(Plotting code records)
——————————
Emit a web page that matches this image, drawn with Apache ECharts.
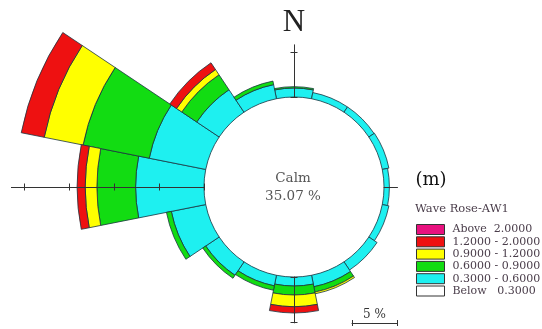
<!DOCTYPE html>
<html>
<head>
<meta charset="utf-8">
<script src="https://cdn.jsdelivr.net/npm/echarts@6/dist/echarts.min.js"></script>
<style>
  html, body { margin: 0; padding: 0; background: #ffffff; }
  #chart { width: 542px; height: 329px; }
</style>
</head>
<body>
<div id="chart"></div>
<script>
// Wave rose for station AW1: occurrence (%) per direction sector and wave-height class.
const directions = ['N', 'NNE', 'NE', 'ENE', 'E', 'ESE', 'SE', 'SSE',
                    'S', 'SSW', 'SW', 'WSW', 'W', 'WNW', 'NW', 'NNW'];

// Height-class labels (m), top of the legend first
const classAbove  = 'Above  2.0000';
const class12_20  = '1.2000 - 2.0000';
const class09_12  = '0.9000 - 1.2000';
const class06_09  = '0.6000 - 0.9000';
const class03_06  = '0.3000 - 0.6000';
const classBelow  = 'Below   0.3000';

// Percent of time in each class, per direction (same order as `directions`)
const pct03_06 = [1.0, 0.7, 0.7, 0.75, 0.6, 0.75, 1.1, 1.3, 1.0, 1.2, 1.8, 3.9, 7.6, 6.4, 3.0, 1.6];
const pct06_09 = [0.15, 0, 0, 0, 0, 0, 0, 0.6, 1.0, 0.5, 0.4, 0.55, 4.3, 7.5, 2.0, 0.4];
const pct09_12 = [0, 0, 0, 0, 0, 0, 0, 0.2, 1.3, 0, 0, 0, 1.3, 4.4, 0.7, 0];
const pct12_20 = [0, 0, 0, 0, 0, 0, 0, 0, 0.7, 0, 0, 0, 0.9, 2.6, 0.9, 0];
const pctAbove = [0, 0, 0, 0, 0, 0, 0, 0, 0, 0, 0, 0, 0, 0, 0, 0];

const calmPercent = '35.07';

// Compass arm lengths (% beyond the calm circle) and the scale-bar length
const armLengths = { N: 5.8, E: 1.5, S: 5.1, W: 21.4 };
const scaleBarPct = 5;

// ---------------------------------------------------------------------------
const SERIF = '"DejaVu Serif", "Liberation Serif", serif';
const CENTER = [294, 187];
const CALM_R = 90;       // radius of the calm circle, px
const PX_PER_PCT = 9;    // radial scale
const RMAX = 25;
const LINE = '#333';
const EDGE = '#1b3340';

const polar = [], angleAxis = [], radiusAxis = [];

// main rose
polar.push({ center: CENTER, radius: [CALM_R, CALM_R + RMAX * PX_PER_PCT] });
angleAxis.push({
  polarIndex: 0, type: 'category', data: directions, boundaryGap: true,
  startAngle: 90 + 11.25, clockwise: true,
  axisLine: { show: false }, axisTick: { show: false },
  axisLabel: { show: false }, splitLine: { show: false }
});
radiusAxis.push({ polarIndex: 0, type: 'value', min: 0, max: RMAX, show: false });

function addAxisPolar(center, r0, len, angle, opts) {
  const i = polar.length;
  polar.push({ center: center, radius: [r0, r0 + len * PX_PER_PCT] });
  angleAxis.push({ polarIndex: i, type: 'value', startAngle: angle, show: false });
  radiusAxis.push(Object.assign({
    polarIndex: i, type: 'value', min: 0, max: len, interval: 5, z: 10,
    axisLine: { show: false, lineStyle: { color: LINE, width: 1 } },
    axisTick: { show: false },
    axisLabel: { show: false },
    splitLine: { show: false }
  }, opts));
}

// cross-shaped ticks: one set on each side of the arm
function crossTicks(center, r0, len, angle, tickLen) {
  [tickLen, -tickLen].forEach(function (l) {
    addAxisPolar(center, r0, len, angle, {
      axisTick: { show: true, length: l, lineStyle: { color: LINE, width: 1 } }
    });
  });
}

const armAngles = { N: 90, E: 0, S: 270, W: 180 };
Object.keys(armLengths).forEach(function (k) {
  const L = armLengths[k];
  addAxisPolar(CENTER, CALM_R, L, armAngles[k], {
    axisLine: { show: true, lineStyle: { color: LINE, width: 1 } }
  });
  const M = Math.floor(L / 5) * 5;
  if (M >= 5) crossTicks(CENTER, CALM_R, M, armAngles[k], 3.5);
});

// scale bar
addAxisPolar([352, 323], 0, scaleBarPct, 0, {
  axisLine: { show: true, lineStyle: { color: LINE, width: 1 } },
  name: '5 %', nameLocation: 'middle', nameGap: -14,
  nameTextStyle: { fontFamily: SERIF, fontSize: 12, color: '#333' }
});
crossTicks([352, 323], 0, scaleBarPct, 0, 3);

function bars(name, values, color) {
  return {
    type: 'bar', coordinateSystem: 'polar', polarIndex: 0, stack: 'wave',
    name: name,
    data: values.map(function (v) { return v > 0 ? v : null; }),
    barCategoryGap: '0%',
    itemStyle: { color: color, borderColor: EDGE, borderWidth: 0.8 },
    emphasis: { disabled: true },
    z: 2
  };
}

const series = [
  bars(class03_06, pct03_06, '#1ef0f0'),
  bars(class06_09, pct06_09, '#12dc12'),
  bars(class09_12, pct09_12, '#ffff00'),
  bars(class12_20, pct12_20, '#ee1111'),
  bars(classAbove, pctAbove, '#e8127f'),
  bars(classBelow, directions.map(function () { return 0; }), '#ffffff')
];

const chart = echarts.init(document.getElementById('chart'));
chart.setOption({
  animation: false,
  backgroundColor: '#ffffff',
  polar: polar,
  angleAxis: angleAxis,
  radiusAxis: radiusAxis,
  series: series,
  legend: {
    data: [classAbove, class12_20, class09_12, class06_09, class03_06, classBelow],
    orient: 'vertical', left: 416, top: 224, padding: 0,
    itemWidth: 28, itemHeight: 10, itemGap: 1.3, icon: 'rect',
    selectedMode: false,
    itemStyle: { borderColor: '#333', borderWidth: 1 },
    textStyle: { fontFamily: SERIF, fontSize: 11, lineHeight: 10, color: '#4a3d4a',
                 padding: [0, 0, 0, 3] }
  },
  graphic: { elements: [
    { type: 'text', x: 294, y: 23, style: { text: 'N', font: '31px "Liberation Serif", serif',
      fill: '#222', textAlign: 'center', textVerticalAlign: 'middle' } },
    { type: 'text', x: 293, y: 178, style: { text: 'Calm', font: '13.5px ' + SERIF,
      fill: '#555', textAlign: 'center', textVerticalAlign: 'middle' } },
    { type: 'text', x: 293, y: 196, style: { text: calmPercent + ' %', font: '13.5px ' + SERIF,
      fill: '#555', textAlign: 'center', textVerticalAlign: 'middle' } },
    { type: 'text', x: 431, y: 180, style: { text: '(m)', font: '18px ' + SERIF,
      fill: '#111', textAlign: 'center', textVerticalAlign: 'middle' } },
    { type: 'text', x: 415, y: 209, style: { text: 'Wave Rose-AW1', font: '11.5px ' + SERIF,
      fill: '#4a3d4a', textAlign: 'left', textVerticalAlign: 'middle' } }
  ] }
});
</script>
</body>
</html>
——————————
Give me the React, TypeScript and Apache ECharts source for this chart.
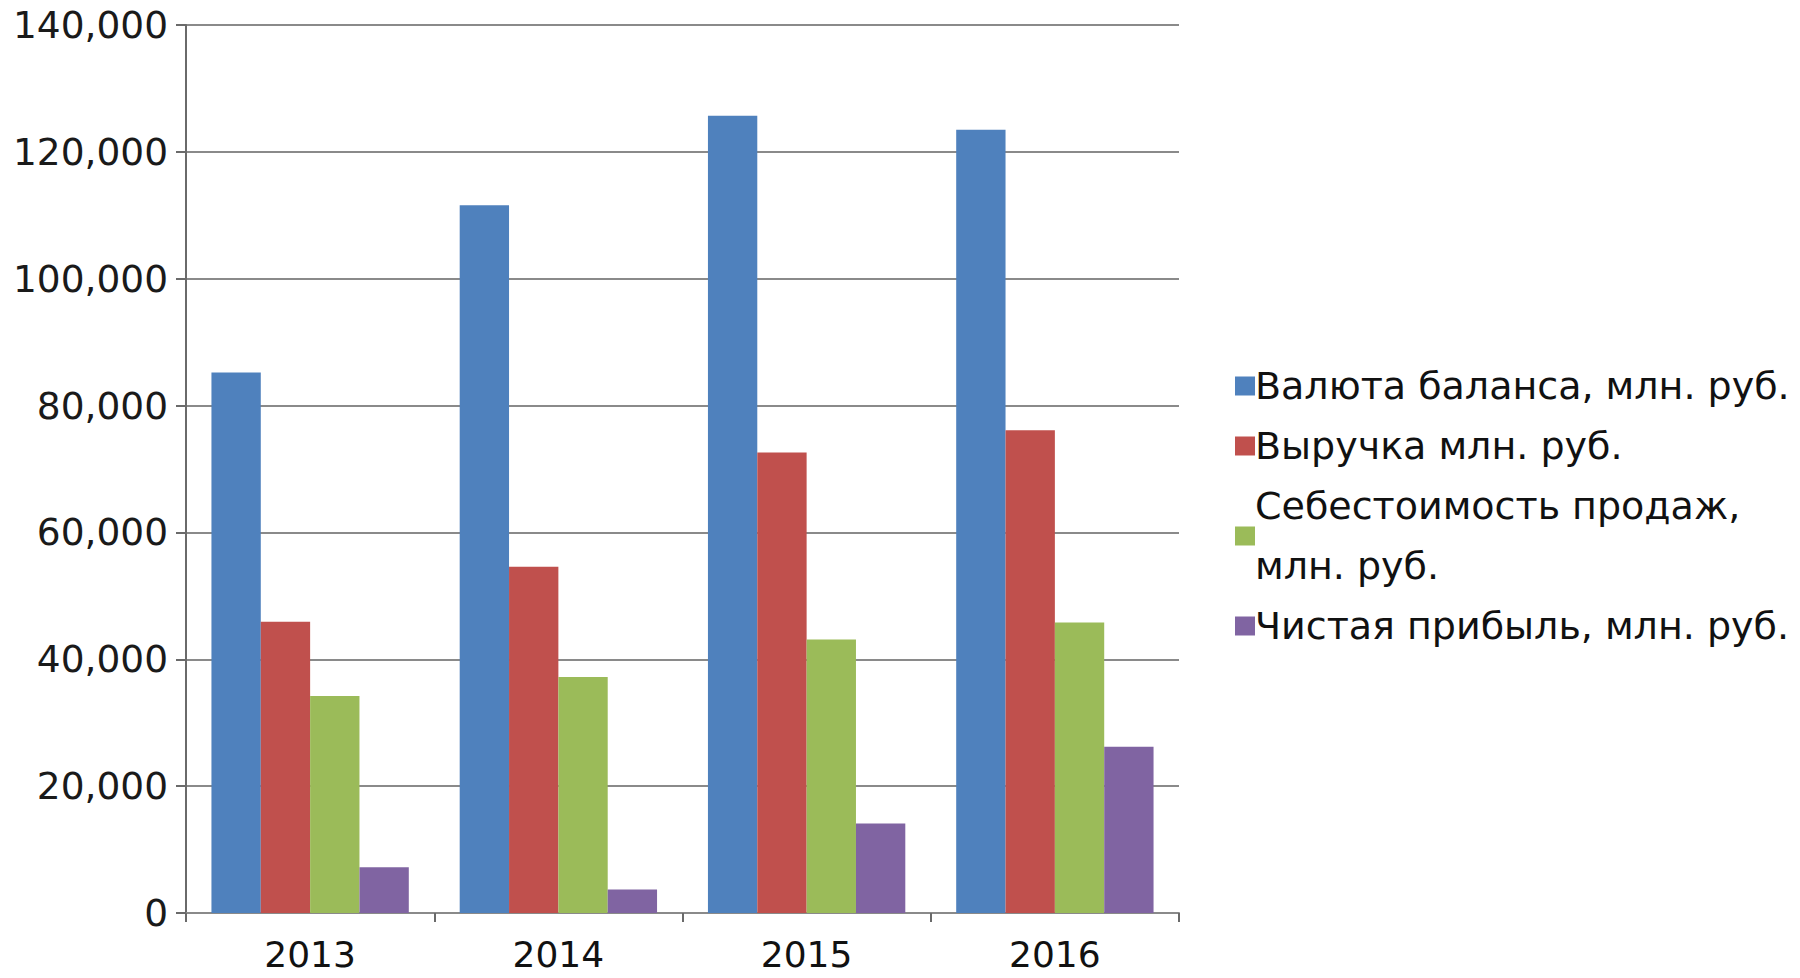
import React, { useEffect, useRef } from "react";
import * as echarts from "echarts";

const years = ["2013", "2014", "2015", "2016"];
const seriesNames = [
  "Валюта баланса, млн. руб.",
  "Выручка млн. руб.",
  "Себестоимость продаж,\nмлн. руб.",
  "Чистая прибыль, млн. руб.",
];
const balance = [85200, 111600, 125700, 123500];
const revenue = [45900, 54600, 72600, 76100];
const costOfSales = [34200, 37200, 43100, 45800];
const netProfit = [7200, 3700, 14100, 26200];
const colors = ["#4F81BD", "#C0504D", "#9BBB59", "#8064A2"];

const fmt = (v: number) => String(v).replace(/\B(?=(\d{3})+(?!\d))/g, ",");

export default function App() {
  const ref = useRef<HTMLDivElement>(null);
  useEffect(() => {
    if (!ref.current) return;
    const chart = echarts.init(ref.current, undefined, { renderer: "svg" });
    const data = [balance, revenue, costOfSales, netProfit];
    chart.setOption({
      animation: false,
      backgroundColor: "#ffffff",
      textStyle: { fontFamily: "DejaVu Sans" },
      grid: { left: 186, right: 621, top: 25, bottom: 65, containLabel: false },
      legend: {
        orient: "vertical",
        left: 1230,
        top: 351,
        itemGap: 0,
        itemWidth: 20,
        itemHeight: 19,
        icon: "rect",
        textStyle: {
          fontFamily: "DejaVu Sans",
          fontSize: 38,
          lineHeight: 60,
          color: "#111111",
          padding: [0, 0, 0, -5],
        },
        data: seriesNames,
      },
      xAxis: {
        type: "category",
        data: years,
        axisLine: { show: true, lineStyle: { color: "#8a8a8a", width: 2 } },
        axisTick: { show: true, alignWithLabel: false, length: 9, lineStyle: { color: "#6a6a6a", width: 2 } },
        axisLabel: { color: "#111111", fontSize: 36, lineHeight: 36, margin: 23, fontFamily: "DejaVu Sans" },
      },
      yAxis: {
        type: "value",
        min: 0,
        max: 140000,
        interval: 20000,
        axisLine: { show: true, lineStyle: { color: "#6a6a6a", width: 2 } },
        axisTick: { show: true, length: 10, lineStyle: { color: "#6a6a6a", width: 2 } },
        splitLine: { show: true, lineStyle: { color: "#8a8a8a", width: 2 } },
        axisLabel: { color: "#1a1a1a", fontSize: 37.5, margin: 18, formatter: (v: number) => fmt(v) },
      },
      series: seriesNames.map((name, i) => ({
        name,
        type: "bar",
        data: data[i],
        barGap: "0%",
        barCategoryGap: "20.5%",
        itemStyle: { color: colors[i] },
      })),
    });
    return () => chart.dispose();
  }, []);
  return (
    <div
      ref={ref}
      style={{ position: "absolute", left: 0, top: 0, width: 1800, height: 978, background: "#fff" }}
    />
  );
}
——————————
> **Exercise brief**: Write out the lines from the one containing "Emit a web page" down to the one containing "RMAX, show: false", both included, exactly as they appear. Leave out any pictures.

> **Final answer**:
Emit a web page that matches this image, drawn with Apache ECharts.
<!DOCTYPE html>
<html>
<head>
<meta charset="utf-8">
<script src="https://cdn.jsdelivr.net/npm/echarts@6/dist/echarts.min.js"></script>
<style>
  html, body { margin: 0; padding: 0; background: #ffffff; }
  #chart { width: 542px; height: 329px; }
</style>
</head>
<body>
<div id="chart"></div>
<script>
// Wave rose for station AW1: occurrence (%) per direction sector and wave-height class.
const directions = ['N', 'NNE', 'NE', 'ENE', 'E', 'ESE', 'SE', 'SSE',
                    'S', 'SSW', 'SW', 'WSW', 'W', 'WNW', 'NW', 'NNW'];

// Height-class labels (m), top of the legend first
const classAbove  = 'Above  2.0000';
const class12_20  = '1.2000 - 2.0000';
const class09_12  = '0.9000 - 1.2000';
const class06_09  = '0.6000 - 0.9000';
const class03_06  = '0.3000 - 0.6000';
const classBelow  = 'Below   0.3000';

// Percent of time in each class, per direction (same order as `directions`)
const pct03_06 = [1.0, 0.7, 0.7, 0.75, 0.6, 0.75, 1.1, 1.3, 1.0, 1.2, 1.8, 3.9, 7.6, 6.4, 3.0, 1.6];
const pct06_09 = [0.15, 0, 0, 0, 0, 0, 0, 0.6, 1.0, 0.5, 0.4, 0.55, 4.3, 7.5, 2.0, 0.4];
const pct09_12 = [0, 0, 0, 0, 0, 0, 0, 0.2, 1.3, 0, 0, 0, 1.3, 4.4, 0.7, 0];
const pct12_20 = [0, 0, 0, 0, 0, 0, 0, 0, 0.7, 0, 0, 0, 0.9, 2.6, 0.9, 0];
const pctAbove = [0, 0, 0, 0, 0, 0, 0, 0, 0, 0, 0, 0, 0, 0, 0, 0];

const calmPercent = '35.07';

// Compass arm lengths (% beyond the calm circle) and the scale-bar length
const armLengths = { N: 5.8, E: 1.5, S: 5.1, W: 21.4 };
const scaleBarPct = 5;

// ---------------------------------------------------------------------------
const SERIF = '"DejaVu Serif", "Liberation Serif", serif';
const CENTER = [294, 187];
const CALM_R = 90;       // radius of the calm circle, px
const PX_PER_PCT = 9;    // radial scale
const RMAX = 25;
const LINE = '#333';
const EDGE = '#1b3340';

const polar = [], angleAxis = [], radiusAxis = [];

// main rose
polar.push({ center: CENTER, radius: [CALM_R, CALM_R + RMAX * PX_PER_PCT] });
angleAxis.push({
  polarIndex: 0, type: 'category', data: directions, boundaryGap: true,
  startAngle: 90 + 11.25, clockwise: true,
  axisLine: { show: false }, axisTick: { show: false },
  axisLabel: { show: false }, splitLine: { show: false }
});
radiusAxis.push({ polarIndex: 0, type: 'value', min: 0, max: RMAX, show: false });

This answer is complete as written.